--- START OF AVAILABLE DATA ---

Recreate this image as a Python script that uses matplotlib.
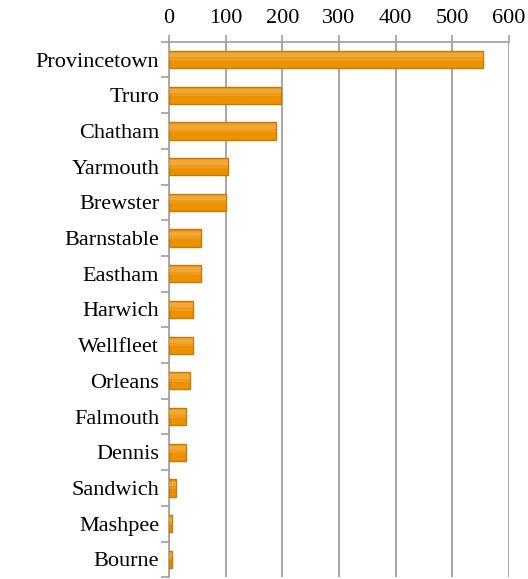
import numpy as np
import matplotlib
matplotlib.use("Agg")
import matplotlib.pyplot as plt

towns = ["Provincetown", "Truro", "Chatham", "Yarmouth", "Brewster", "Barnstable",
         "Eastham", "Harwich", "Wellfleet", "Orleans", "Falmouth", "Dennis",
         "Sandwich", "Mashpee", "Bourne"]
values = [554, 197, 189, 105, 100, 57, 56, 42, 42, 37, 30, 30, 12, 6, 6]
ticks = [0, 100, 200, 300, 400, 500, 600]

plt.rcParams["font.family"] = ["Liberation Serif", "DejaVu Serif"]

fig = plt.figure(figsize=(5.28, 5.79), dpi=100)
ax = fig.add_axes([0.320, 0.003, 0.644, 0.925])

y = np.arange(len(towns))
ax.barh(y, values, height=0.48, color="#EC9200", edgecolor="#C57A05", linewidth=1.0, zorder=3)
# soft gradient-like highlight on the upper part of each bar
ax.barh(y - 0.09, values, height=0.24, color="#F4B45C", alpha=0.3, linewidth=0, zorder=4)
ax.barh(y - 0.12, values, height=0.12, color="#F6C57E", alpha=0.3, linewidth=0, zorder=4)

ax.set_xlim(0, 600)
ax.set_ylim(len(towns) - 0.5, -0.5)
ax.set_xticks(ticks)
ax.xaxis.tick_top()
ax.tick_params(axis="x", labelsize=16, length=5, color="#A0A0A0", width=1.2, pad=5)
ax.set_yticks(y)
ax.set_yticklabels(towns)
ax.set_yticks(np.arange(len(towns) + 1) - 0.5, minor=True)
ax.tick_params(axis="y", which="major", length=0, labelsize=16, pad=7)
ax.tick_params(axis="y", which="minor", length=6, color="#A0A0A0", width=1.2)
ax.grid(axis="x", color="#A6A6A6", linewidth=1.4, zorder=0)

for side in ["right", "bottom"]:
    ax.spines[side].set_visible(False)
for side in ["left", "top"]:
    ax.spines[side].set_color("#A0A0A0")
    ax.spines[side].set_linewidth(1.2)

fig.savefig("out.png", dpi=100)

--- END OF AVAILABLE DATA ---

> **AIM OF THE TASK**: All of the data above should be quoted exactly, except for the pictures.

> **RESPONSE**:
Recreate this image as a Python script that uses matplotlib.
import numpy as np
import matplotlib
matplotlib.use("Agg")
import matplotlib.pyplot as plt

towns = ["Provincetown", "Truro", "Chatham", "Yarmouth", "Brewster", "Barnstable",
         "Eastham", "Harwich", "Wellfleet", "Orleans", "Falmouth", "Dennis",
         "Sandwich", "Mashpee", "Bourne"]
values = [554, 197, 189, 105, 100, 57, 56, 42, 42, 37, 30, 30, 12, 6, 6]
ticks = [0, 100, 200, 300, 400, 500, 600]

plt.rcParams["font.family"] = ["Liberation Serif", "DejaVu Serif"]

fig = plt.figure(figsize=(5.28, 5.79), dpi=100)
ax = fig.add_axes([0.320, 0.003, 0.644, 0.925])

y = np.arange(len(towns))
ax.barh(y, values, height=0.48, color="#EC9200", edgecolor="#C57A05", linewidth=1.0, zorder=3)
# soft gradient-like highlight on the upper part of each bar
ax.barh(y - 0.09, values, height=0.24, color="#F4B45C", alpha=0.3, linewidth=0, zorder=4)
ax.barh(y - 0.12, values, height=0.12, color="#F6C57E", alpha=0.3, linewidth=0, zorder=4)

ax.set_xlim(0, 600)
ax.set_ylim(len(towns) - 0.5, -0.5)
ax.set_xticks(ticks)
ax.xaxis.tick_top()
ax.tick_params(axis="x", labelsize=16, length=5, color="#A0A0A0", width=1.2, pad=5)
ax.set_yticks(y)
ax.set_yticklabels(towns)
ax.set_yticks(np.arange(len(towns) + 1) - 0.5, minor=True)
ax.tick_params(axis="y", which="major", length=0, labelsize=16, pad=7)
ax.tick_params(axis="y", which="minor", length=6, color="#A0A0A0", width=1.2)
ax.grid(axis="x", color="#A6A6A6", linewidth=1.4, zorder=0)

for side in ["right", "bottom"]:
    ax.spines[side].set_visible(False)
for side in ["left", "top"]:
    ax.spines[side].set_color("#A0A0A0")
    ax.spines[side].set_linewidth(1.2)

fig.savefig("out.png", dpi=100)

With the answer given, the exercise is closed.